Isn’t it weird when, after weeks of wracking your brain to come up with an author’s name, or a book you once read, somehow the answer appears to you in the strangest of places?
Anyway…without giving you the weird backstory of how all this came to be and why I was reading books like this at such a young age, I’ll just say that Robert Cormier’s Fade has stayed with me for the last 15 years. I read it after several others (like the banned The Chocolate War, its follow-up, I Am the Cheese, We All Fall Down, etc.), but Fade was the novel that got my young mind thinking about corruption and the general notion that things are not always how they seem. I suppose you could say it was one of the first books that ever made me question my trust in the goodness of human beings.
I can’t say I’d ever read Fade again; some of Cormier’s books put images in my head that I’ve never been able to get out.

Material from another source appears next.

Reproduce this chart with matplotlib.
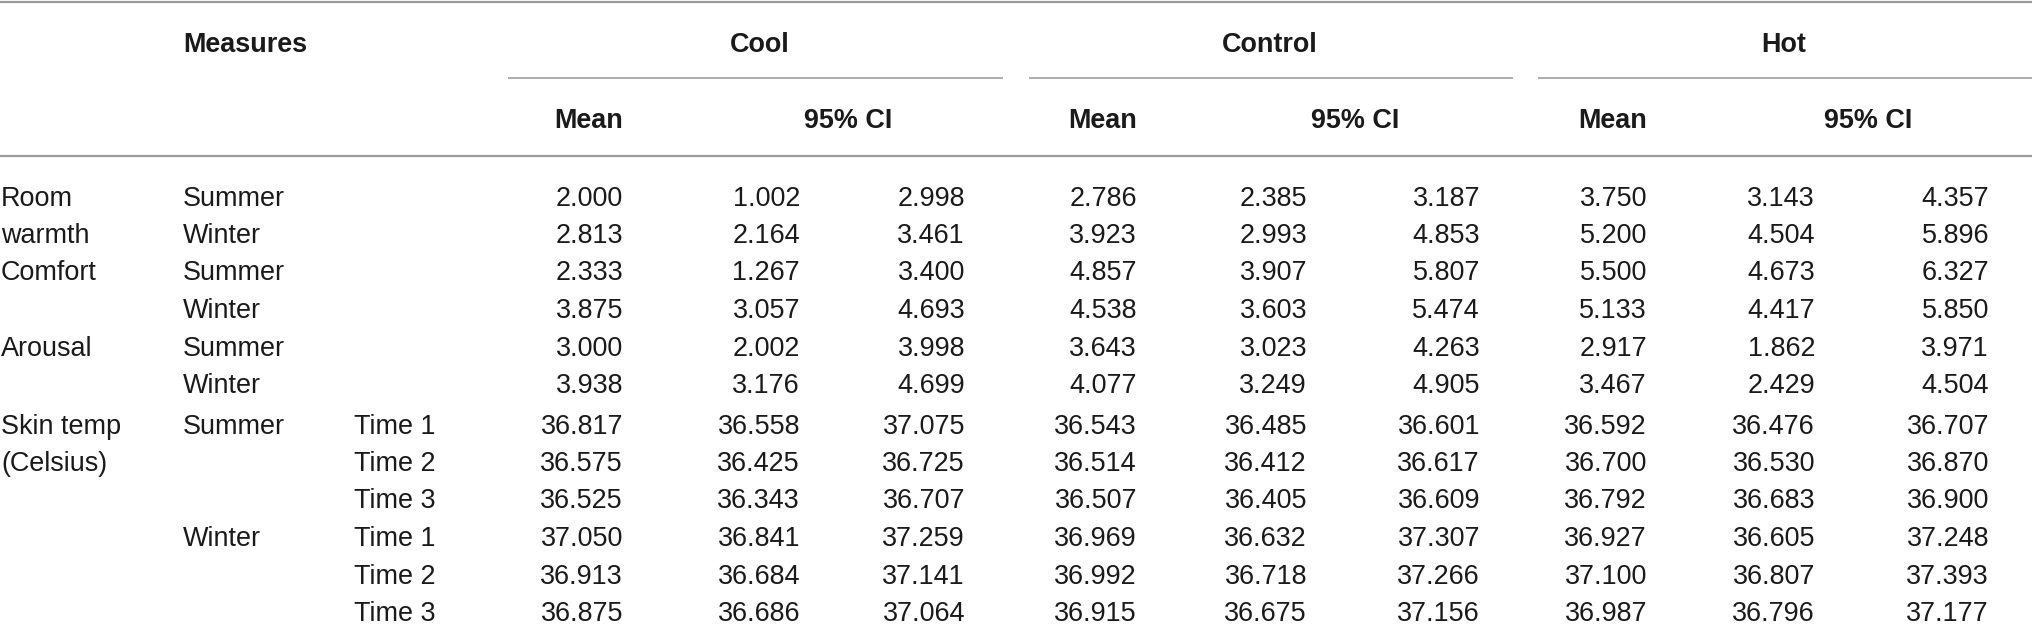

But if you’re looking to satisfy your curiosity of becoming invisible, you might want to take a look.
Did any of you read Cormier’s books growing up? I seem to recall being the only one in my class who read his stuff and I never had anyone to talk about it with. Now I’m looking for some dialogue.
(A mighty thanks to Jezebel, an entertainment blog I seldom read, for writing the Cormier book review (on The Chocolate War) that brought this month-long internal saga of mine to a close.)